DHS Favors RFID

Even though the Homeland Security Department has not yet decided what type of technology to use in passes issued to frequent travelers crossing the border, it appears the department has decided that Radio Frequency Identification (RFID) beats any other alternative in terms of speeding folks across the border with Mexico and Canada.

Customs and Border Protection, whose parent department is DHS, came to that conclusion in its Draft Programmatic Environmental Assessment for the Western Hemisphere Travel Initiative released last month.
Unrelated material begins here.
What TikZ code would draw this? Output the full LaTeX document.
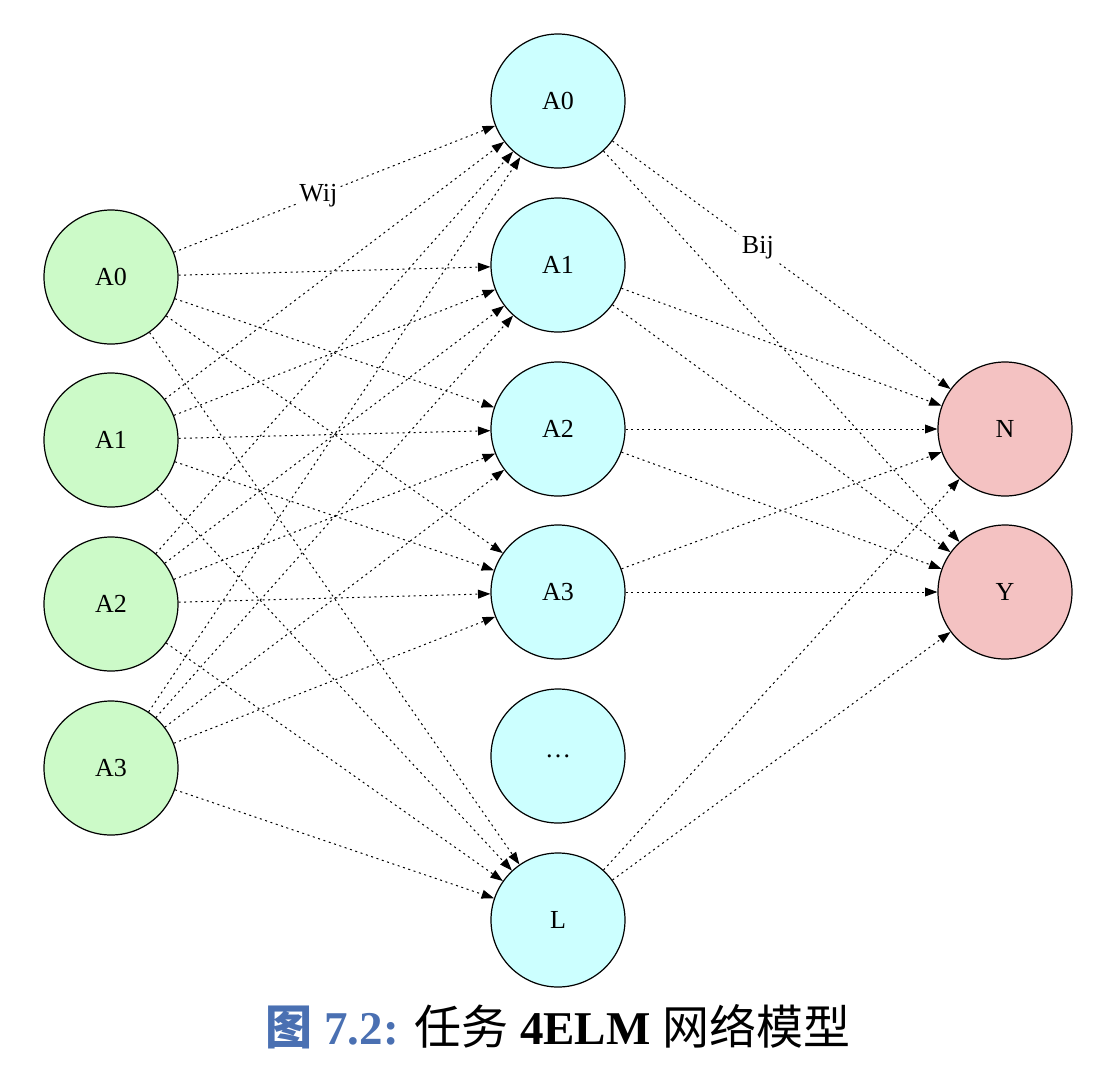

That draft report says it will take just 20 seconds to read an RFID-enabled document, query the CPB database before a traveler reaches the guard booth and send the travelers (except for bad guys) on their merry way.

That’s five seconds faster than it would take to process machine readable documents through an optical card scanner and 25 seconds faster than it would take for an officer to inspect paper travel documents and manually enter a database query, the environmental assessment concluded.

Those saved seconds can add up, according to the environmental assessment, as there were 246.9 million border crossings from Mexico and 76.7 million crossings from Canada in 2004. At those volumes, even a five second difference can amount to a lot of stalled traffic burning up $3-plus a gallon gas.

The environmental assessment said that if Customs opts for the RFID alternative, the agency will have to equip every vehicle and pedestrian lane at the 163 land border crossings with RFID readers (an undisclosed number already have the technology installed), which may be why RFID companies are in a pitched battle to convince CPB of the efficacy of their technology.

Then there’s the privacy concerns about RFID. Theoretically someone could steal an identity by setting up a pirate reader near a border crossing, scarfing up personal information on thousands of people in a matter of minutes. But, privacy seems to be a quaint notion that is oh so 20th century.